The Fed has kept interest rates unprecedentedly low. Determined not to repeat what orthodox economists saw as the main cause of the Great Depression—a “tight” money supply—the Federal Reserve responded very aggressively to the crisis in 2007 and 2008. The Fed drove its main target short-term interest rate, the federal funds rate, down to an unprecedented near-zero level. Even at interest rates below zero in real (inflation-adjusted) terms, however, effective demand has been so depressed and so much unused productive capacity has remained that banks have found few borrowers.
Corporate bond rates have continued to drift upward. The Federal Reserve tries to encourage economic expansion and job creation by driving down the interest rate on Treasury bills in order to indirectly force down the interest rates corporations pay on their borrowing. This policy has become less effective over time because investors have been insisting on a larger risk premium for lending to corporations. Since the 1970s, the rate on corporate bonds has been drifting up relative to treasury rates: Interest rates on corporate bonds have risen an average of 50 basis points (0.5 percentage points) each decade, relative to Treasury bills.
Monetary policy has not spurred investment; banks have stockpiled cash. The lack of demand for borrowing, and banks’ concerns about the reliability of corporate borrowers, have undermined the ability of the Federal Reserve to spark economic recovery by increasing the money supply. Aggressive monetary policy has done little to promote increased investment as banks have stockpiled cash, hoarding almost $2 trillion in “excess reserves”—money they have deposited at the Fed over and above what is required by law. This is unprecedented; the only other time in the last 50 years when excess reserves were more than $10 billion was after the September 11, 2001, attacks. (Note: $2 trillion is equal to $2,000 billion.)
Average household wealth has recovered, but consumer spending has not. The recovery from the 2001 recession was fueled by consumer spending—based on increasing debt and rising asset values. On the eve of the Great Recession, household debt payments were an unprecedented 18% of disposable personal income.
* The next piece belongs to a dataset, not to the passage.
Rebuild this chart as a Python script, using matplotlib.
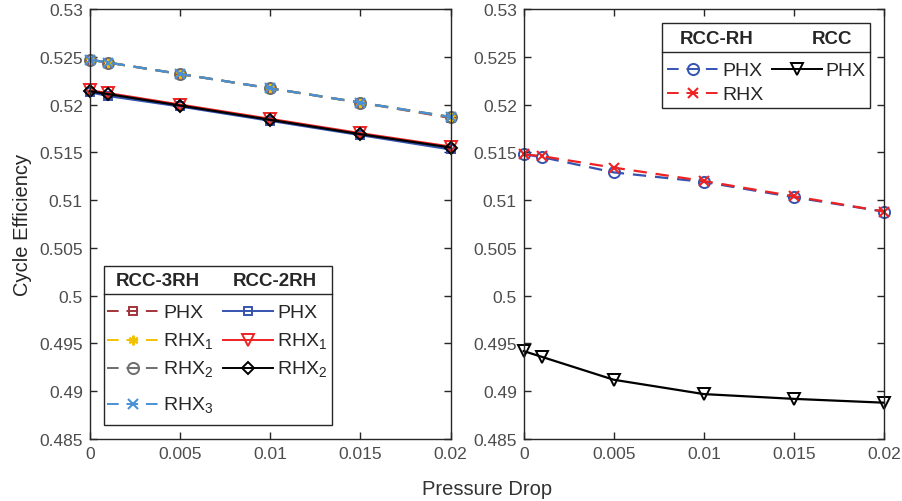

As the crisis hit, household net worth plunged by over $13 trillion, led by falling home prices, and consumer spending fell accordingly. Since the recession, households have increased saving to bring down their debt levels. While this is good for individual balance sheets, it has meant reduced spending, lowering economy-wide demand and income. Average household wealth has since recovered, but the effect on consumer spending has been muted because most of the recovery has been in stocks, assets which are owned primarily by a small (and rich) portion of the U.S. population.
Fiscal policy has been contractionary. As in past recessions, the federal government responded to higher levels of unemployment through deficit spending. Large increases in deficit spending in 2008 and 2009 helped to halt the economic collapse at the beginning of the Great Recession. From there, however, the all-government deficit (including state and local governments, which traditionally run surpluses) swung heavily toward surplus. Despite persistently high levels of unemployment, government fiscal policy has been contractionary every year since 2010, with rising surpluses slowing an already anemic economic recovery.